Достоевский писал о Западе, а думы его были о России, в дороге мысли его настолько далеко уносились, настолько были заняты Россией, что он не замечал ни природы, ни целых иногда городов. «Аль уж проехали? — спохватывался он. — И вправду, и Берлин, и Дрезден, и Кельн — все проехали… Уж очень про нашу русскую Европу раздумался, простительное дело, когда сам в Европейскую Европу в гости едешь».

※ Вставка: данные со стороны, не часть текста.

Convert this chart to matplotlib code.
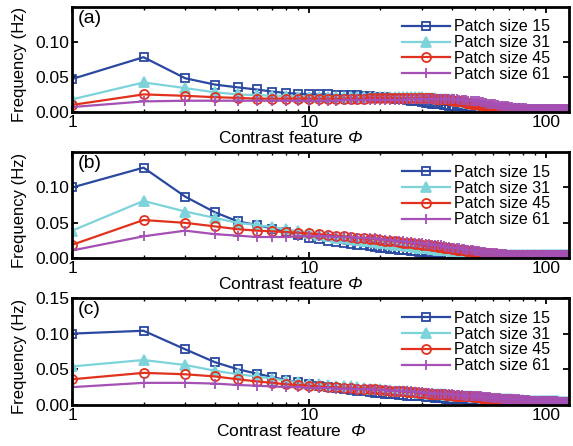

Да, путешествия в «страну чудес» заканчивались в таких случаях вовсе не чудесными выводами. Но знакомиться с Европой было необходимо, чтобы узнавать, сравнивать, доискиваться до истины. В конце пятидесятых — начале шестидесятых годов XIX века резко усилился поток русских путешественников за границу. Причиной явилось то, что были устранены стеснения для выезда, в частности, была крайне снижена стоимость паспорта — с пятисот всего до пяти рублей. Когда Островский в начале апреля 1862 года собрался в заграничную поездку, на Западе уже побывали Толстой, Некрасов, Аполлон Григорьев, уехал туда недавно Писемский, собирался Достоевский, не говоря уже о Тургеневе, который жил теперь чаще в Европе, чем в России, не говоря о Григоровиче, Боткине, Анненкове, Дружинине, сделавшихся заядлыми заграничными туристами. Пора и ему, Островскому, познакомиться с Европой, «поглядеть на свет», заручиться новыми впечатлениями.
* * *
Островский не писал статей о России и Европе, о значении Европы в судьбах России, о вековечном споре Востока и Запада и об отношении к этому спору России, о том, что такое Россия — Европа или Азия или что-то «промежуточное», связующий мост или какая-то историческая «аномалия», одинаково не относящаяся ни к Европе, ни к Азии и т. д. Европейцы мы, русские, или не европейцы? «Мы не европейцы», — говорил Достоевский и не видел в этом никакого ущемления русского достоинства, напротив, считал это залогом национальной самобытности и уважения со стороны тех же европейцев. Друг Островского Аполлон Григорьев считал нелепостью сводить человечество к «германо-романской национальности», в ней видеть только образец и считать «звериной» русскую жизнь лишь потому, что она не подходит под указанный образец.
Как известно, для Чаадаева было отчаянием, трагедией то, что Россия исторически оказалась оторванной от католического Запада и тем самым будто бы выпавшей из общеевропейского исторического развития. Островский не пророчествовал, не спорил и не доказывал, а как художник прекрасно знал, что богатство, самобытность форм жизни и питают искусство и что, должно быть, не столь уж бесспорна образцовость жизни европейской, когда кумиром в европейском театре стал посредственный немецкий драматург Коцебу с его «сентиментальной кислятиной, в которой ни комизма, ни драматизма ни на грош и которую читать человеку, понимающему драматическое искусство, противно».
Но лучше, конечно, отправляться за границу, как и вообще знакомиться с чем-то новым без предубеждения, без теорий, видеть, как оно есть. С таким намерением и тронулся в путь Александр Николаевич вместе с двумя симпатичными, равно необходимыми ему спутниками. Одним из них был Иван Федорович Горбунов, артист Александрийского театра, исполнитель ролей в пьесах Островского, особенно удавшегося ему Кудряша в «Грозе», но более известный и признанный как автор сцен из народной и купеческой жизни и блестящий рассказчик, исполнитель их. Успехом пользовался созданный Горбуновым образ отставного генерала Дитятина, который оказался непроницаемым для «веяний времени», мыслит и судит о явлениях изменившейся действительности «резолюциями» прошлого, оставаясь при этом человеком простодушным и добрым. Горбунов обладал чутьем не только к современной разговорной речи, но и к языку древнерусскому, писал этим языком «письма», «грамоты», переносился в давно прошедшее время, рисуя словами и оборотами старого языка воеводу, боярина, подьячих, приказных, подсудимых — московских «запойных и заблудных людей» и, наконец, самого верховного (то есть придворного) скомороха Ивашку Федорова, как любил называть себя Иван Федорович Горбунов. Составленное им описание поездки русского боярина в град европейский Эмс настолько искусно было выдержано в духе «древнего» языка, что один из знатоков страны счел это описание за копию с подлинного статейного списка XVII века и удивлялся, что уже и тогда в Европе играли в рулетку. В такое же заблуждение ввел ученых мужей и составленный Горбуновым «указ царя Алексея Михайловича» о немцах и еретиках.